Every line that contains the word "this" should be copied.

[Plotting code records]
================

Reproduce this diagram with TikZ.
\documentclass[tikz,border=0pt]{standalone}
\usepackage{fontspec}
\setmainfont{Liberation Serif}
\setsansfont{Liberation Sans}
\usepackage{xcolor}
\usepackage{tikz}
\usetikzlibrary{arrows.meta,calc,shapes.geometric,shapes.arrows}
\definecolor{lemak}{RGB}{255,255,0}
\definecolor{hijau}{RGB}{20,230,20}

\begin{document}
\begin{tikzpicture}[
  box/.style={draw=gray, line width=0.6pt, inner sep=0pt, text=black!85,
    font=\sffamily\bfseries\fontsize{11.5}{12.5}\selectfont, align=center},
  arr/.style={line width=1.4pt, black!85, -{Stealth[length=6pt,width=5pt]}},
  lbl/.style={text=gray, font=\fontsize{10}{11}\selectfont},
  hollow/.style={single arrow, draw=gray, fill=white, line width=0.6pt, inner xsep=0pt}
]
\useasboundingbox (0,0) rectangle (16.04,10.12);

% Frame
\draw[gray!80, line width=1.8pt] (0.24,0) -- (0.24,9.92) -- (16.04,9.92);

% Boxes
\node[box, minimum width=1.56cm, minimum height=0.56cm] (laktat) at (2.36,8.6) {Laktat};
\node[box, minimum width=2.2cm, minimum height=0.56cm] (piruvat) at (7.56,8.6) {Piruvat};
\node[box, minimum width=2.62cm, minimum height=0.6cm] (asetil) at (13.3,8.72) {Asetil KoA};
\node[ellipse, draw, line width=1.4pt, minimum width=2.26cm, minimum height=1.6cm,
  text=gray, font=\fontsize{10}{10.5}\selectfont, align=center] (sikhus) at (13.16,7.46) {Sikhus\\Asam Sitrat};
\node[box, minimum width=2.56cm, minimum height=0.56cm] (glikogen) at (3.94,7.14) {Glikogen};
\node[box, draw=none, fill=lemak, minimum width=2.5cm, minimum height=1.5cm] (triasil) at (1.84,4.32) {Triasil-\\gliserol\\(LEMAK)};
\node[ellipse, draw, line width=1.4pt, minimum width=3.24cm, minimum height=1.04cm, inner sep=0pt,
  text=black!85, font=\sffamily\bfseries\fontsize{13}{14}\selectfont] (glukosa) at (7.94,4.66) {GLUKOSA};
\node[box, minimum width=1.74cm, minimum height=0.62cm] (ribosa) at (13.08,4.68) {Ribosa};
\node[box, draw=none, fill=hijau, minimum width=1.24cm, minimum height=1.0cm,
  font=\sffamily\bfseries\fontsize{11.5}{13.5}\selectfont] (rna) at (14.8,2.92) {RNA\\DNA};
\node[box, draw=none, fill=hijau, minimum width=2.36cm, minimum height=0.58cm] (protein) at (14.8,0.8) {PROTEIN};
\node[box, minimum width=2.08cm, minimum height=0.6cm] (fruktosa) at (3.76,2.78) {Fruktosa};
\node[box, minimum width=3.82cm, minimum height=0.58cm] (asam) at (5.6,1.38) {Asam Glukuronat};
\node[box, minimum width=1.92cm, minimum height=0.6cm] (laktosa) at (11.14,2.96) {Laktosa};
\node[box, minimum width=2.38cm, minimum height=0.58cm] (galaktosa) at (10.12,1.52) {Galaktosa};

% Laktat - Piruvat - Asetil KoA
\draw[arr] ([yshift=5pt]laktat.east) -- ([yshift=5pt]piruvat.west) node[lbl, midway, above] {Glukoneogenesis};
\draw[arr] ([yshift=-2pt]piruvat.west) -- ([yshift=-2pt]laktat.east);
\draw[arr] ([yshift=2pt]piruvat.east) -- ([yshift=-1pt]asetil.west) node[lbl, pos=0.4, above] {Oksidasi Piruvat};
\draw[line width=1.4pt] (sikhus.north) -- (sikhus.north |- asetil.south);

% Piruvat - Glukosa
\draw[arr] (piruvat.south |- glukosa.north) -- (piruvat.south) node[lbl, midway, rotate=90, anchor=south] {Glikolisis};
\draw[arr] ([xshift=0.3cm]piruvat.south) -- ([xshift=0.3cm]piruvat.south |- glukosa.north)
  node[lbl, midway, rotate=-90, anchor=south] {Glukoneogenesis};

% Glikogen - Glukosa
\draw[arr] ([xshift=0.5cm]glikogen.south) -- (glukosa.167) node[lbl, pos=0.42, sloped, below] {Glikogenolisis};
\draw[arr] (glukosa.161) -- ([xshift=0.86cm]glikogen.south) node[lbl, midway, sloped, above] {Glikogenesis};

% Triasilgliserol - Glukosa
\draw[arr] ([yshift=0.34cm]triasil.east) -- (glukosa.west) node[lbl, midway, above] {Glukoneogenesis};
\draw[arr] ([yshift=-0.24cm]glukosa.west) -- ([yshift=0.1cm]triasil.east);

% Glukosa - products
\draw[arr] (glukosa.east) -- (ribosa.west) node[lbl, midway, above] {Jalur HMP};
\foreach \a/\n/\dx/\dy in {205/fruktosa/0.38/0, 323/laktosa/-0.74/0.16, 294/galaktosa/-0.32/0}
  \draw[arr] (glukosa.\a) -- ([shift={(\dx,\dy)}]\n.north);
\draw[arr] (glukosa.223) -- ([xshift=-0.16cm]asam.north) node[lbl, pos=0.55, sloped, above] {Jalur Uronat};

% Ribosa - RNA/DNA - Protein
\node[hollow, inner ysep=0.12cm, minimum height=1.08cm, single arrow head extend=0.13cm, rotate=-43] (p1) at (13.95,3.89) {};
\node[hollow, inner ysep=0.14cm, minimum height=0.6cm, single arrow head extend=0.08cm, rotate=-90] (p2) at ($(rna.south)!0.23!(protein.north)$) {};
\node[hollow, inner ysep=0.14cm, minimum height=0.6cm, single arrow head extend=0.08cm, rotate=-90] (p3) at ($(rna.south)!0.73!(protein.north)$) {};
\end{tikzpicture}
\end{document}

================

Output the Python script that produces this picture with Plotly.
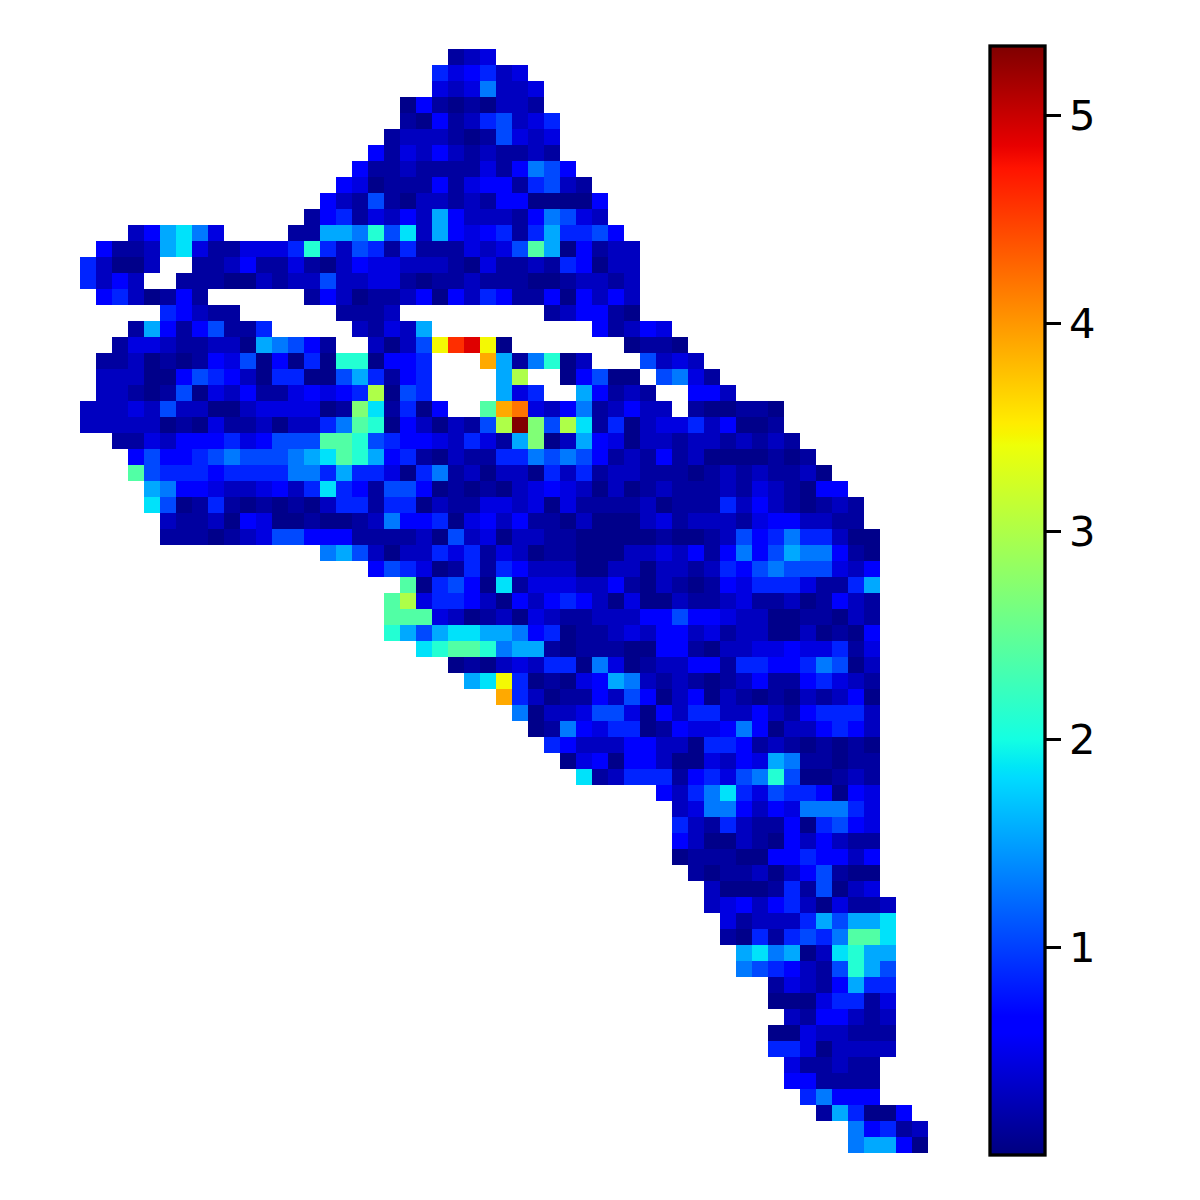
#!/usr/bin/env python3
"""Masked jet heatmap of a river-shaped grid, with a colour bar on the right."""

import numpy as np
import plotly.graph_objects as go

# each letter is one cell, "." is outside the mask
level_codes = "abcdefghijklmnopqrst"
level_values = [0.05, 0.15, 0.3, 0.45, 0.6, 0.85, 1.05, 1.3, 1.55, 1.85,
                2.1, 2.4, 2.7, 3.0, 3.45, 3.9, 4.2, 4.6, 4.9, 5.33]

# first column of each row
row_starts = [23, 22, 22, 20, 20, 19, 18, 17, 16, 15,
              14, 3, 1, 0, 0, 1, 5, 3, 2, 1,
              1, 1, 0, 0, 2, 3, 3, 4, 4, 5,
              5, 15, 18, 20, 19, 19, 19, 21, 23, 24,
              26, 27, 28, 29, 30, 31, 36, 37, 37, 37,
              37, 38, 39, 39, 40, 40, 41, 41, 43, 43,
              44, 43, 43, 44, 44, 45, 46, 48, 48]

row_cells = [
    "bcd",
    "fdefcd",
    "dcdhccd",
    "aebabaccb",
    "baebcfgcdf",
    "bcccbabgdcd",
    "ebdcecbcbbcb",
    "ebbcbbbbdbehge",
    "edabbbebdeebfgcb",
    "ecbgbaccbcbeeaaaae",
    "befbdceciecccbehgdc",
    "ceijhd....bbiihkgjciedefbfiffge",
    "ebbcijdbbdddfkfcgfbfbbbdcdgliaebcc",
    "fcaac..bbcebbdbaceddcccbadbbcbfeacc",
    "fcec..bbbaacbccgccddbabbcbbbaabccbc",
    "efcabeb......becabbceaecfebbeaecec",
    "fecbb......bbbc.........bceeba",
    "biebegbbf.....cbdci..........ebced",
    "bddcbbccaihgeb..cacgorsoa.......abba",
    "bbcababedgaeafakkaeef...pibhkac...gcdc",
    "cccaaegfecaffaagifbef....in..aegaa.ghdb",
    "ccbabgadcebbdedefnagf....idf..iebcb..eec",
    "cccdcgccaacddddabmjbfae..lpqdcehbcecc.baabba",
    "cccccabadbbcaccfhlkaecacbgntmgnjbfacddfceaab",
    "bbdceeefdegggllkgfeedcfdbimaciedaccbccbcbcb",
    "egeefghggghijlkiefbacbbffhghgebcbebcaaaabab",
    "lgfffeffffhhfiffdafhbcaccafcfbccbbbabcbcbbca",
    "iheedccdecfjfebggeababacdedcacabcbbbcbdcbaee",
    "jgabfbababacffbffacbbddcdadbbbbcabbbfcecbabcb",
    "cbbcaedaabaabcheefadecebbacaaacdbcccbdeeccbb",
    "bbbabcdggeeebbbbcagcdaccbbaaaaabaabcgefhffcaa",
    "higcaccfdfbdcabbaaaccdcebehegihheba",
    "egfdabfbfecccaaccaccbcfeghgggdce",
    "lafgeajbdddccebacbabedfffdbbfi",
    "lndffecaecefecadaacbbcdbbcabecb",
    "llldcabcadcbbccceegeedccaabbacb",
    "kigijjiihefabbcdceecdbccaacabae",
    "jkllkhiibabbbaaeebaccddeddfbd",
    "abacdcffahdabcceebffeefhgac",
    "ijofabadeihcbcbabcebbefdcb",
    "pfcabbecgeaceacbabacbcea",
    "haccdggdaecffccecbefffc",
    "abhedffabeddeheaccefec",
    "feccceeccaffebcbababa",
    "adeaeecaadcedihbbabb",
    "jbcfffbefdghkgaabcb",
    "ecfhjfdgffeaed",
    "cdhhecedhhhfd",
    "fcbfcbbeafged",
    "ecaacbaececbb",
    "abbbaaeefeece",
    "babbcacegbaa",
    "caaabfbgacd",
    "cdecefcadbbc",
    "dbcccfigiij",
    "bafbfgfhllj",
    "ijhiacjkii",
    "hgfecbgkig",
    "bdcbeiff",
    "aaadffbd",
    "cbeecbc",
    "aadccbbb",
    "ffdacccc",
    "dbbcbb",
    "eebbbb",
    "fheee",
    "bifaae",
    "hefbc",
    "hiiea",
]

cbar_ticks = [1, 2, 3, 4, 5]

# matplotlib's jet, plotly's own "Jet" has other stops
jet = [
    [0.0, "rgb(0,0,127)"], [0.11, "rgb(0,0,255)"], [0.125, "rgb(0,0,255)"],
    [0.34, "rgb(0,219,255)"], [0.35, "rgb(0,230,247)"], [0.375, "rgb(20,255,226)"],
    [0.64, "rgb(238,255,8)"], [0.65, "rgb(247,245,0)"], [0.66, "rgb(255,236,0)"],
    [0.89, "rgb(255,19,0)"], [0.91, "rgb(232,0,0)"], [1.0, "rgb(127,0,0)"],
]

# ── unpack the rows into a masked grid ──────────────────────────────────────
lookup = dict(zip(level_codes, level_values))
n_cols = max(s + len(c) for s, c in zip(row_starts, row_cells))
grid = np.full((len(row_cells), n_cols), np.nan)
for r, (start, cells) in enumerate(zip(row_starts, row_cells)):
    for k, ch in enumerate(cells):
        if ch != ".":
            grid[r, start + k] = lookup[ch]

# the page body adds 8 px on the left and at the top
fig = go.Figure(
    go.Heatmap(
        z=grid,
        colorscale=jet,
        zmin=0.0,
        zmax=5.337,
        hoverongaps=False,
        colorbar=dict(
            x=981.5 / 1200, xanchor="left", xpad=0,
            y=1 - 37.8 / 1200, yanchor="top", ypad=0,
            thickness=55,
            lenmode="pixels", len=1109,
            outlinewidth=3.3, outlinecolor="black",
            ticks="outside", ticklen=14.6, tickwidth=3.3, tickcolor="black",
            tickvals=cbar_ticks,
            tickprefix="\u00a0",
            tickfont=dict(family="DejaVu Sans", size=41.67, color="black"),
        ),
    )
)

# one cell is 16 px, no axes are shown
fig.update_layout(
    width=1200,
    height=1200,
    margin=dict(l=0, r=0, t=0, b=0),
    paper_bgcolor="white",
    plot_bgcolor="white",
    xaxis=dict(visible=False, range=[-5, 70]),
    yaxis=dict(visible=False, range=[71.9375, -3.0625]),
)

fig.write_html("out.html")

================

TASK RESPONSE:
Reproduce this diagram with TikZ.
Output the Python script that produces this picture with Plotly.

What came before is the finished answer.